__The problem__
Without any pictures, restate the lines from the one containing "Output the web" to the one containing "const y = d3.scaleLinear().domain([0, 60]).range([520, 17]);", word for word, ends included.

◆ ◆ ◆

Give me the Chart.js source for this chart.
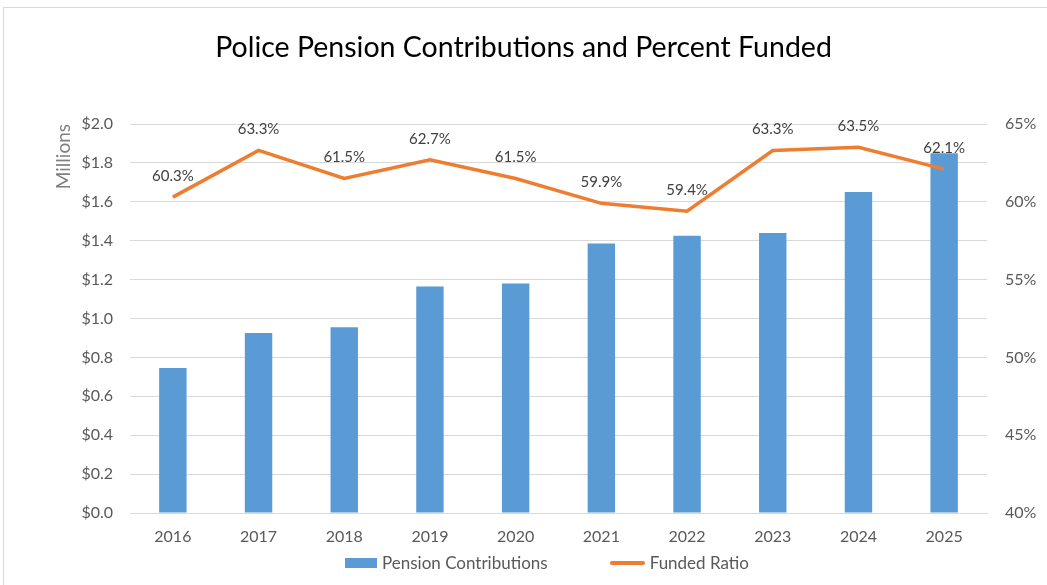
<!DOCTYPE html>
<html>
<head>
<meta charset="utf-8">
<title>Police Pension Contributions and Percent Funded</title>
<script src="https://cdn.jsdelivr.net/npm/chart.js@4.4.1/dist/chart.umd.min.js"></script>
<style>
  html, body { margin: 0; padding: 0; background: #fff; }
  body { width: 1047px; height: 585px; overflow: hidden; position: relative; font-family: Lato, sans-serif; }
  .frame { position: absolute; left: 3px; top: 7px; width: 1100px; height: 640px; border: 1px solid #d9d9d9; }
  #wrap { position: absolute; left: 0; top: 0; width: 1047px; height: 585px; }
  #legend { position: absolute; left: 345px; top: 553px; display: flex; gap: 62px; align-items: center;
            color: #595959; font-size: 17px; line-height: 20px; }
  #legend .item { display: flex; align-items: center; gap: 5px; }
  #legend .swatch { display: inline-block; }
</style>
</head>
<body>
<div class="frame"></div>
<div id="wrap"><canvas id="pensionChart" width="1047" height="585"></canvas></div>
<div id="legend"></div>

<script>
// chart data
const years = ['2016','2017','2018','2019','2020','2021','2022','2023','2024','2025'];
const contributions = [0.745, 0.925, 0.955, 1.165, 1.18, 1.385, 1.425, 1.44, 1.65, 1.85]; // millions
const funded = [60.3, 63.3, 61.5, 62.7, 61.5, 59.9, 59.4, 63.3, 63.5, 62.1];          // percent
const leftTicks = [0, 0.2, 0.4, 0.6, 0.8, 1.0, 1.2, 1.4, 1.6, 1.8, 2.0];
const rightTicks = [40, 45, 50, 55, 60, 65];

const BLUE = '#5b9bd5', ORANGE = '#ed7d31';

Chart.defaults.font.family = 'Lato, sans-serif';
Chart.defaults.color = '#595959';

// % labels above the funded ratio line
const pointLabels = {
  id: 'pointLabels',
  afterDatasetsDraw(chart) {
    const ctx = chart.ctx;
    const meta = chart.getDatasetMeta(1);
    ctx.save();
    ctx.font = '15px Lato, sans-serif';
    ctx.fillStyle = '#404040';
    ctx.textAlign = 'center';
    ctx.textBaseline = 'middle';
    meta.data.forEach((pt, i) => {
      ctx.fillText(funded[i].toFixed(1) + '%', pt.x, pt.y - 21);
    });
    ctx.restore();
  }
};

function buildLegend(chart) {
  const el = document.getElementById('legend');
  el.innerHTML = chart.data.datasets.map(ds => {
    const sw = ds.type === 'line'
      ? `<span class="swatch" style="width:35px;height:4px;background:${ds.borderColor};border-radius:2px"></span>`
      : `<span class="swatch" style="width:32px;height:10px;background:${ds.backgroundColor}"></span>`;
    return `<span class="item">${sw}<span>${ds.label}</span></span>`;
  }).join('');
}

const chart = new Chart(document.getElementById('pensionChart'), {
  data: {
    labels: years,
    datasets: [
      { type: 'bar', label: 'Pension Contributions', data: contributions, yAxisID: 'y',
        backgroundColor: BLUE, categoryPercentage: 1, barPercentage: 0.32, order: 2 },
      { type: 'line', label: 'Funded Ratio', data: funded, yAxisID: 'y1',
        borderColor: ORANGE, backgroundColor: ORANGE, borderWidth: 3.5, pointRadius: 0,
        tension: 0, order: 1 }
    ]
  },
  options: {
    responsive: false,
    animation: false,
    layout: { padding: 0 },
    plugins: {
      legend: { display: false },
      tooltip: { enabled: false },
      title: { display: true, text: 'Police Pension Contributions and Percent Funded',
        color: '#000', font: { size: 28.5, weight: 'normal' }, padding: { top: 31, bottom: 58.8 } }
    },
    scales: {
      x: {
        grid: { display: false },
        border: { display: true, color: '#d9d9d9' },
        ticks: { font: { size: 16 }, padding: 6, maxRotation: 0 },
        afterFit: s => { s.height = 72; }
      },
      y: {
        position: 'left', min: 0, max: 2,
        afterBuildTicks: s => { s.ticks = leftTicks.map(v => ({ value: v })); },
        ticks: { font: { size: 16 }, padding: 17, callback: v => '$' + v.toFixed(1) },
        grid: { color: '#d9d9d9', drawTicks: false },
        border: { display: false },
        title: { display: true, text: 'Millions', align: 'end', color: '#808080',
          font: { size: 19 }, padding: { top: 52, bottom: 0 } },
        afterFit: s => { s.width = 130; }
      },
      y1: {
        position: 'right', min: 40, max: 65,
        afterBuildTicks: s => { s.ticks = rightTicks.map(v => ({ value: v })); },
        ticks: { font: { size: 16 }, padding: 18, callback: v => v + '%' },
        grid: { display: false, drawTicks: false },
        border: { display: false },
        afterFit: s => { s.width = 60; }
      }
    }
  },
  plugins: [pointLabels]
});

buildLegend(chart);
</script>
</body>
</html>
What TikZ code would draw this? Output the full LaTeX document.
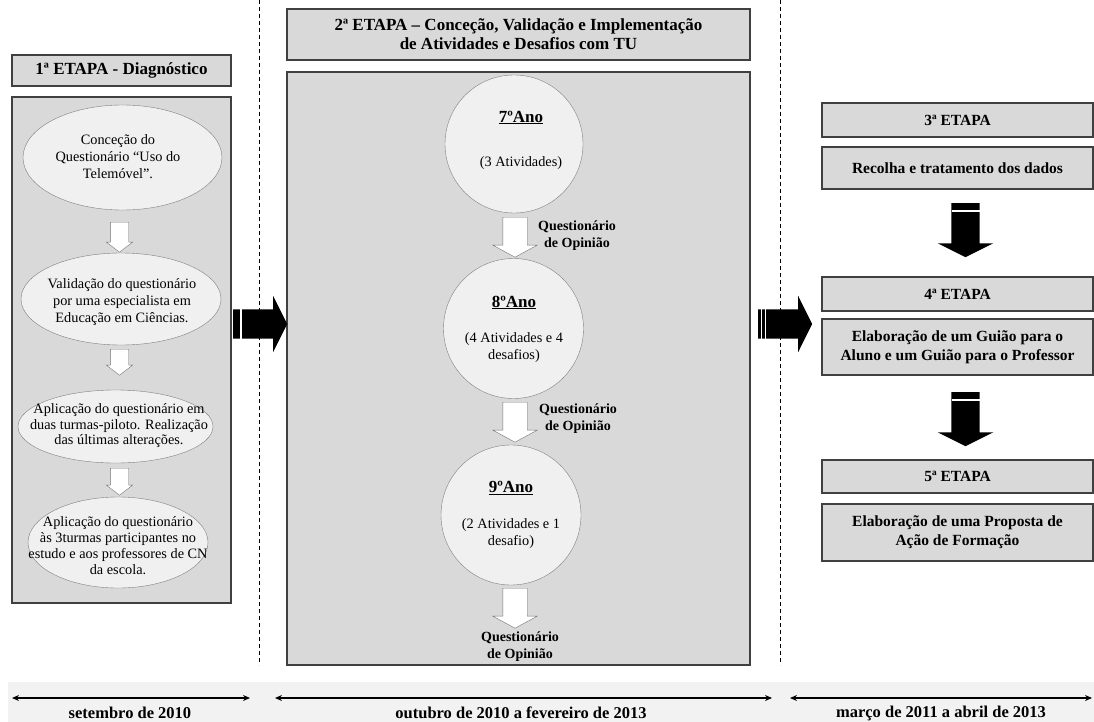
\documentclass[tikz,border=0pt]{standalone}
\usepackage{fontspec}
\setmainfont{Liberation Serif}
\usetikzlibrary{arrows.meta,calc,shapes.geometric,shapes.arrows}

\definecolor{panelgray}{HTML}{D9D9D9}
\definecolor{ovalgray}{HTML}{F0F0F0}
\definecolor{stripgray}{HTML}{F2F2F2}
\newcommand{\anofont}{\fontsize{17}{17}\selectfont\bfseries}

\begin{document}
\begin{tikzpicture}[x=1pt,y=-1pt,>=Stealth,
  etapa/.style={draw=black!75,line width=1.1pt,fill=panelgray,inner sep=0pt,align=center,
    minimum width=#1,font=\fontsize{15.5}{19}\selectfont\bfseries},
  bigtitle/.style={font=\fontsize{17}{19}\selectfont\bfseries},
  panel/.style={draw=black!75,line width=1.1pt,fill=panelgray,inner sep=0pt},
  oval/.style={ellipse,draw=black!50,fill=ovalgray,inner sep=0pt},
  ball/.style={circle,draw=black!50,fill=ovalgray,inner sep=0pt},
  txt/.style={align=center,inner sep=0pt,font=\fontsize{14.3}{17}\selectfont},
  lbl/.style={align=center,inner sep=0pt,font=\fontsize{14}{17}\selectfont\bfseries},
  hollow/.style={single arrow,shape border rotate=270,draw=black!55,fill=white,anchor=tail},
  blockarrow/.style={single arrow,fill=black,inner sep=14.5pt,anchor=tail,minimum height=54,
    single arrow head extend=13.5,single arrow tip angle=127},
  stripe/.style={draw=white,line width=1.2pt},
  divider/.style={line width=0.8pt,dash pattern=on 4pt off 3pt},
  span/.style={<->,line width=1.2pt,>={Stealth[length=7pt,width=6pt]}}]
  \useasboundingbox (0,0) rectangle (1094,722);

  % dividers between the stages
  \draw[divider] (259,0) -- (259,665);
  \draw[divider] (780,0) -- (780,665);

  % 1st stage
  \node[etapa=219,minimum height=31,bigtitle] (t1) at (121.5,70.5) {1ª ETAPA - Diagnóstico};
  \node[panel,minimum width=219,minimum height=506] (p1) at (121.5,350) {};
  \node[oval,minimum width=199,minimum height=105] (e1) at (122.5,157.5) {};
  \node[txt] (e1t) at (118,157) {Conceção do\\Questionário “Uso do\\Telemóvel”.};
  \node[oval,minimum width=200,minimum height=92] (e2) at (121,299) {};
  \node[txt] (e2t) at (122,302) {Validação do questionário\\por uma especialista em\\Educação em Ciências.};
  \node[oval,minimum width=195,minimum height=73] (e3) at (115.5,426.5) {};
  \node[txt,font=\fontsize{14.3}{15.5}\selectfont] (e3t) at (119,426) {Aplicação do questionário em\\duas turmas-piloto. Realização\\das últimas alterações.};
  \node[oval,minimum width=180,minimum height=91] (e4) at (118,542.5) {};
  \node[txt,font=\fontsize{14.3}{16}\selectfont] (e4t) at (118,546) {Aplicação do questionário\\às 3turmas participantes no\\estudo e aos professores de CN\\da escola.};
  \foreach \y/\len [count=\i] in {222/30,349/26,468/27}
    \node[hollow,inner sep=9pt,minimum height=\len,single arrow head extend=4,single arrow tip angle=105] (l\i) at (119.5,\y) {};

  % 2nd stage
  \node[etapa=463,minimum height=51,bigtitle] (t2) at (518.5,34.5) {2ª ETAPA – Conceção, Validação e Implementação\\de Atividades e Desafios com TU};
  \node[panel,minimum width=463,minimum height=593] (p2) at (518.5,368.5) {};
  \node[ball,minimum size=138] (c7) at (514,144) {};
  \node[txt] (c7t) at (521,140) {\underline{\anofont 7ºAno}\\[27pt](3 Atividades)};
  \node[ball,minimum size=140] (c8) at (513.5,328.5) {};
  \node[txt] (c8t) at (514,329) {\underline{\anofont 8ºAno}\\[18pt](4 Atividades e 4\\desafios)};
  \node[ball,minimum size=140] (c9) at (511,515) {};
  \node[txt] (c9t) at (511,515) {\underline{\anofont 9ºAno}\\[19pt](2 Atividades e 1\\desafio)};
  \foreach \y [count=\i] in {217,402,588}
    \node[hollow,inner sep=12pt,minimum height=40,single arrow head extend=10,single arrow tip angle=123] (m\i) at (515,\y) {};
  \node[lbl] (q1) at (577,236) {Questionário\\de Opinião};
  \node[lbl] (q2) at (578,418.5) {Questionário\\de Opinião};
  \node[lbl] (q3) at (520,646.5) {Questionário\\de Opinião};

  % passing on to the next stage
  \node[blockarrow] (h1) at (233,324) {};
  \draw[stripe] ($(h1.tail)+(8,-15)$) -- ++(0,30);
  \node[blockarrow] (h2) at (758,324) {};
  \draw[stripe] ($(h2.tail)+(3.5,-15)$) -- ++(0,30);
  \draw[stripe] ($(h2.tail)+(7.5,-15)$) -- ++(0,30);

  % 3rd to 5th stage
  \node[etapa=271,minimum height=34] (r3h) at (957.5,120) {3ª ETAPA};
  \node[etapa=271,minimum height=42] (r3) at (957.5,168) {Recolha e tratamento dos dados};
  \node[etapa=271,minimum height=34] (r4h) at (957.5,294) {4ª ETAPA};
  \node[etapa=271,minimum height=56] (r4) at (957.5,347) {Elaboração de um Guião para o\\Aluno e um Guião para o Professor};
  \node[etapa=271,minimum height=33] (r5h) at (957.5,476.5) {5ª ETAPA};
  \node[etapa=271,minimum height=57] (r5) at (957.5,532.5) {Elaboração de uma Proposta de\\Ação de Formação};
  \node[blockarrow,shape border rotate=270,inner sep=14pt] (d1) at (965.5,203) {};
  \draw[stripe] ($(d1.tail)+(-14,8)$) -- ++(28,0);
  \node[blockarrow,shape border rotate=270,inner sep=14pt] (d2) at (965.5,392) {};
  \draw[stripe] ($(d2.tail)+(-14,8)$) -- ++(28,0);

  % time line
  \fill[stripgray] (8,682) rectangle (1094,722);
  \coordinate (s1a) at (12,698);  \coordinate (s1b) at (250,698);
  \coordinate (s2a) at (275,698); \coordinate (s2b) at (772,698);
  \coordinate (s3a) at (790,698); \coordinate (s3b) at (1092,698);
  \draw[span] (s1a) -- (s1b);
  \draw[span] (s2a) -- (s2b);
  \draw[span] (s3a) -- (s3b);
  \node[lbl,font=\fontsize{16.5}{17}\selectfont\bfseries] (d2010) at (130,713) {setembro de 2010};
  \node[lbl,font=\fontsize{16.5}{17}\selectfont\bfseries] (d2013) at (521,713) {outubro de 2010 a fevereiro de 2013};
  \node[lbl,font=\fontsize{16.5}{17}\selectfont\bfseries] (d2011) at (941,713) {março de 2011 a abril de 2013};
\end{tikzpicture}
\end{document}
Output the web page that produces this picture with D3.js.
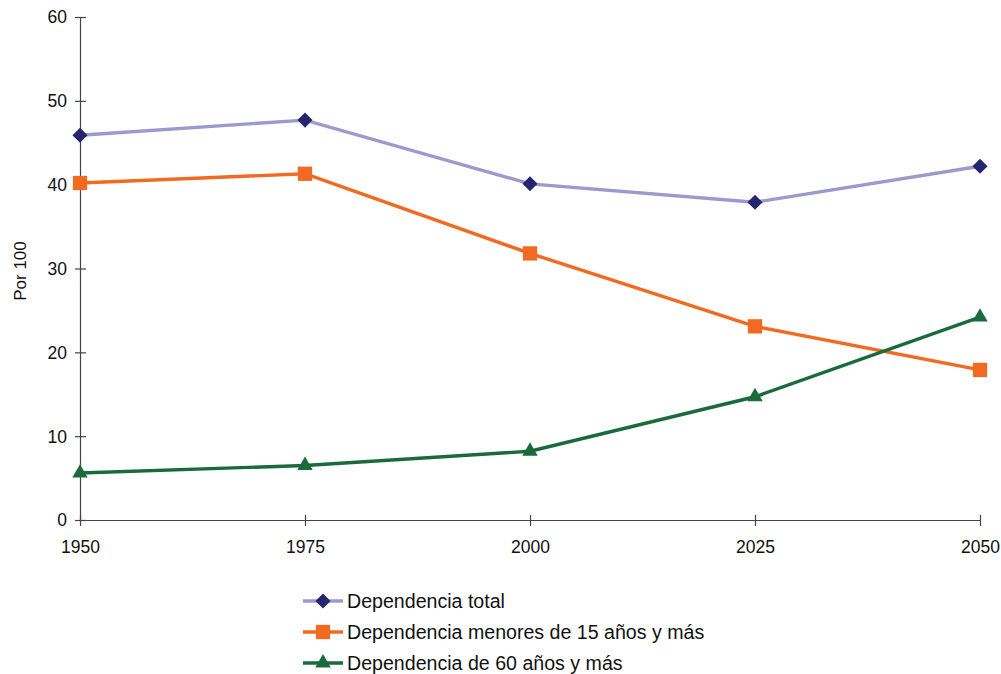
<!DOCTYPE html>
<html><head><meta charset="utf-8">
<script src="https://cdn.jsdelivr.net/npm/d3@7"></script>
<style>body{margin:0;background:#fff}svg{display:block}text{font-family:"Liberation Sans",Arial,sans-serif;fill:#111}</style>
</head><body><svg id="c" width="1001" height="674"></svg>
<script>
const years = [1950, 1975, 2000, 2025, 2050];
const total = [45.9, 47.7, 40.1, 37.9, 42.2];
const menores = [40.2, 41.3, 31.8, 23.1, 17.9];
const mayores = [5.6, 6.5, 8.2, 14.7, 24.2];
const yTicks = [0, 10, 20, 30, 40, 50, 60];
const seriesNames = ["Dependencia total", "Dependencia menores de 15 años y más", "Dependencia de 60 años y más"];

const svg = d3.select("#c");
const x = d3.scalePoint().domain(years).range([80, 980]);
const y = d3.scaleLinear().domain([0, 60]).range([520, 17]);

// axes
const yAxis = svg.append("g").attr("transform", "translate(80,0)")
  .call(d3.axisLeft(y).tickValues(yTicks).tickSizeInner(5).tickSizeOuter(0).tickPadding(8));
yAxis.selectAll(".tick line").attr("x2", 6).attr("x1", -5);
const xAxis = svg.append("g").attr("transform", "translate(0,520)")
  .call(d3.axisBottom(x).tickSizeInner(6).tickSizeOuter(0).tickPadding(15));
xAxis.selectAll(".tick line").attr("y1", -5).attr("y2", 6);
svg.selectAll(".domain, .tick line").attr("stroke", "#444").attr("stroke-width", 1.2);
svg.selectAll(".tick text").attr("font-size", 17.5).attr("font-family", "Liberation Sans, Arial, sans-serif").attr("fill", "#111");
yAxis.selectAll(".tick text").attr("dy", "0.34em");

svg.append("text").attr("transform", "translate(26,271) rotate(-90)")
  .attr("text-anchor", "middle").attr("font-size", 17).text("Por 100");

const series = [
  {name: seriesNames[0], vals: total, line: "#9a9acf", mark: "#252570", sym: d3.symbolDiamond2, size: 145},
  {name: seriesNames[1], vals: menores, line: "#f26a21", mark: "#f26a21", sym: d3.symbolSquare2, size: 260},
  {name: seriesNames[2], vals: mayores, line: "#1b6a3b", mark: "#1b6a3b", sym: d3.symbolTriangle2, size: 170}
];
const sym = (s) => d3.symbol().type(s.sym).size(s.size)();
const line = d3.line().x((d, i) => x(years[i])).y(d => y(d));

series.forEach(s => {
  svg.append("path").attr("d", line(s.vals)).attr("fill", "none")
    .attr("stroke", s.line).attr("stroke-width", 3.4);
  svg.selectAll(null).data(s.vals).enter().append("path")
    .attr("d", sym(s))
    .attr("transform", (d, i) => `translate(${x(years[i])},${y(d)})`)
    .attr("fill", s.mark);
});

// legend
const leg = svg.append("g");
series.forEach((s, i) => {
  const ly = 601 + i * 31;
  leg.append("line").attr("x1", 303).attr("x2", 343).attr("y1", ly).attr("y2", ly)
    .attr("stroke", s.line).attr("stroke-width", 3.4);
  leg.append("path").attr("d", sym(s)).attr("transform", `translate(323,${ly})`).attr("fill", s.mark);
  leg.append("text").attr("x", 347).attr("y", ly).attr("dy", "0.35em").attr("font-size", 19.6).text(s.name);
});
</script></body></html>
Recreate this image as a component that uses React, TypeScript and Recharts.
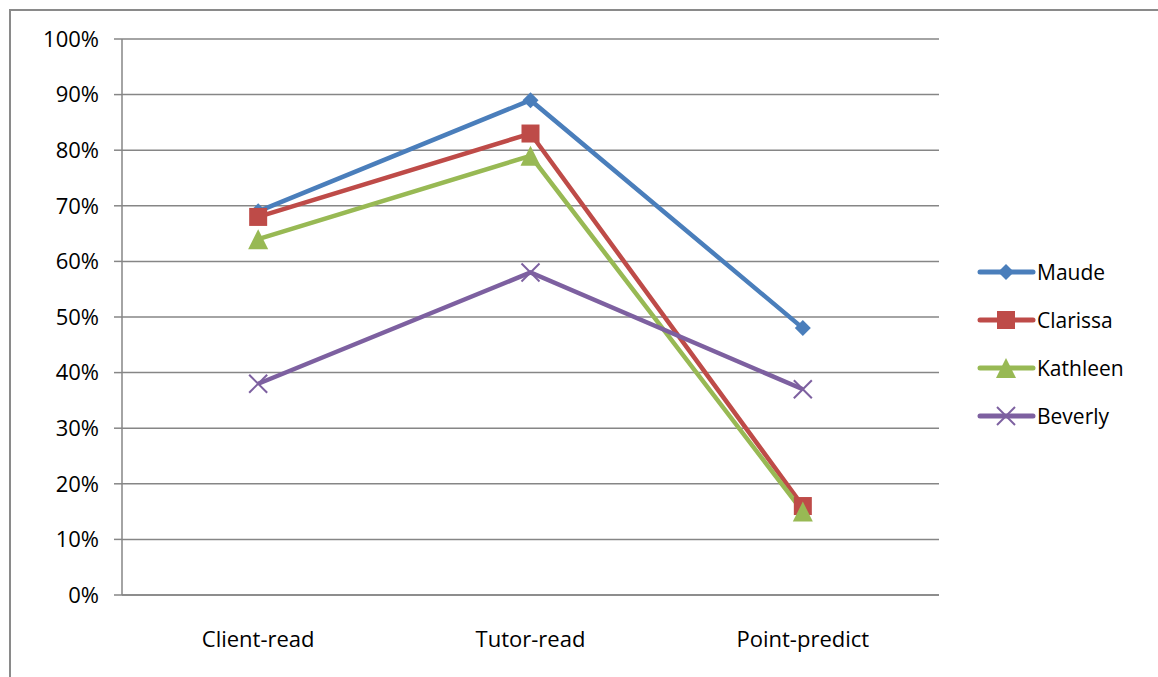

◆ ◆ ◆

__Exercise solution__
Output the web page that produces this picture with D3.js.
<!DOCTYPE html>
<html><head><meta charset="utf-8">
<script src="https://cdn.jsdelivr.net/npm/d3@7"></script>
<style>body{margin:0;background:#fff}svg{display:block}text{font-family:"Liberation Sans",Arial,sans-serif;fill:#111}</style>
</head><body><svg id="c" width="1001" height="674"></svg>
<script>
const years = [1950, 1975, 2000, 2025, 2050];
const total = [45.9, 47.7, 40.1, 37.9, 42.2];
const menores = [40.2, 41.3, 31.8, 23.1, 17.9];
const mayores = [5.6, 6.5, 8.2, 14.7, 24.2];
const yTicks = [0, 10, 20, 30, 40, 50, 60];
const seriesNames = ["Dependencia total", "Dependencia menores de 15 años y más", "Dependencia de 60 años y más"];

const svg = d3.select("#c");
const x = d3.scalePoint().domain(years).range([80, 980]);
const y = d3.scaleLinear().domain([0, 60]).range([520, 17]);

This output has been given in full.